| Work required |
Copy each line exactly. Leave nothing out.

| Recorded data |
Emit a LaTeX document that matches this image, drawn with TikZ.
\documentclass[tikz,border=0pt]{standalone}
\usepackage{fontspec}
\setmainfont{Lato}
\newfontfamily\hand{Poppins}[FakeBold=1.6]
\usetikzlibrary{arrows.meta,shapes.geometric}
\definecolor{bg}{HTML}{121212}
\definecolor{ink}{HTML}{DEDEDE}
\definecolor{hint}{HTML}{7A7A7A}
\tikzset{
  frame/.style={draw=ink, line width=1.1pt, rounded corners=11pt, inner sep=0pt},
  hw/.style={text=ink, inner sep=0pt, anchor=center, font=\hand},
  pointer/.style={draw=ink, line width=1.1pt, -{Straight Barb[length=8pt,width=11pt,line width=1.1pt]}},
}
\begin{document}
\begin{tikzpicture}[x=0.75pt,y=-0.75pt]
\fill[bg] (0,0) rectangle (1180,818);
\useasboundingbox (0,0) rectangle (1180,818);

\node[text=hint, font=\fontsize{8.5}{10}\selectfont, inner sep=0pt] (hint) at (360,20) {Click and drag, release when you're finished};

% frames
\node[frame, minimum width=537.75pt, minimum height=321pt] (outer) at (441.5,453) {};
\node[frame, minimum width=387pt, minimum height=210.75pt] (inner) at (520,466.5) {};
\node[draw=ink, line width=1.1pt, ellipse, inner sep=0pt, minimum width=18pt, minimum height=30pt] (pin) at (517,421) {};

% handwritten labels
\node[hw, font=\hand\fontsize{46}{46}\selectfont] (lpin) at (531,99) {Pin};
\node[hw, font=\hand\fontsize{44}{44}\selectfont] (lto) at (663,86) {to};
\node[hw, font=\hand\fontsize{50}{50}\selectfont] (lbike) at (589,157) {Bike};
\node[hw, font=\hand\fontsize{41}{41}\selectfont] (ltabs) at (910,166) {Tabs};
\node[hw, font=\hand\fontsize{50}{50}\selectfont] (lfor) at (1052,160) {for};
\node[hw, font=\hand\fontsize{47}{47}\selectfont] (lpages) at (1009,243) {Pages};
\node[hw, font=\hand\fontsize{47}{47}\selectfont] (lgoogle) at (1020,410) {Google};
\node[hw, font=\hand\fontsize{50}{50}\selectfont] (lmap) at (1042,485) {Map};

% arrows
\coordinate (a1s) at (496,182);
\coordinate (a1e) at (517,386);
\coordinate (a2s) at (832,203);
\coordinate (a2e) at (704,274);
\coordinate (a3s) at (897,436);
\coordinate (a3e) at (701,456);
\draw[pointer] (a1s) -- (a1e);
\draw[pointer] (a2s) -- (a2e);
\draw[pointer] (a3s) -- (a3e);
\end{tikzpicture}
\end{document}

| Solution for this problem |
Emit a LaTeX document that matches this image, drawn with TikZ.
\documentclass[tikz,border=0pt]{standalone}
\usepackage{fontspec}
\setmainfont{Lato}
\newfontfamily\hand{Poppins}[FakeBold=1.6]
\usetikzlibrary{arrows.meta,shapes.geometric}
\definecolor{bg}{HTML}{121212}
\definecolor{ink}{HTML}{DEDEDE}
\definecolor{hint}{HTML}{7A7A7A}
\tikzset{
  frame/.style={draw=ink, line width=1.1pt, rounded corners=11pt, inner sep=0pt},
  hw/.style={text=ink, inner sep=0pt, anchor=center, font=\hand},
  pointer/.style={draw=ink, line width=1.1pt, -{Straight Barb[length=8pt,width=11pt,line width=1.1pt]}},
}
\begin{document}
\begin{tikzpicture}[x=0.75pt,y=-0.75pt]
\fill[bg] (0,0) rectangle (1180,818);
\useasboundingbox (0,0) rectangle (1180,818);

\node[text=hint, font=\fontsize{8.5}{10}\selectfont, inner sep=0pt] (hint) at (360,20) {Click and drag, release when you're finished};

% frames
\node[frame, minimum width=537.75pt, minimum height=321pt] (outer) at (441.5,453) {};
\node[frame, minimum width=387pt, minimum height=210.75pt] (inner) at (520,466.5) {};
\node[draw=ink, line width=1.1pt, ellipse, inner sep=0pt, minimum width=18pt, minimum height=30pt] (pin) at (517,421) {};

% handwritten labels
\node[hw, font=\hand\fontsize{46}{46}\selectfont] (lpin) at (531,99) {Pin};
\node[hw, font=\hand\fontsize{44}{44}\selectfont] (lto) at (663,86) {to};
\node[hw, font=\hand\fontsize{50}{50}\selectfont] (lbike) at (589,157) {Bike};
\node[hw, font=\hand\fontsize{41}{41}\selectfont] (ltabs) at (910,166) {Tabs};
\node[hw, font=\hand\fontsize{50}{50}\selectfont] (lfor) at (1052,160) {for};
\node[hw, font=\hand\fontsize{47}{47}\selectfont] (lpages) at (1009,243) {Pages};
\node[hw, font=\hand\fontsize{47}{47}\selectfont] (lgoogle) at (1020,410) {Google};
\node[hw, font=\hand\fontsize{50}{50}\selectfont] (lmap) at (1042,485) {Map};

% arrows
\coordinate (a1s) at (496,182);
\coordinate (a1e) at (517,386);
\coordinate (a2s) at (832,203);
\coordinate (a2e) at (704,274);
\coordinate (a3s) at (897,436);
\coordinate (a3e) at (701,456);
\draw[pointer] (a1s) -- (a1e);
\draw[pointer] (a2s) -- (a2e);
\draw[pointer] (a3s) -- (a3e);
\end{tikzpicture}
\end{document}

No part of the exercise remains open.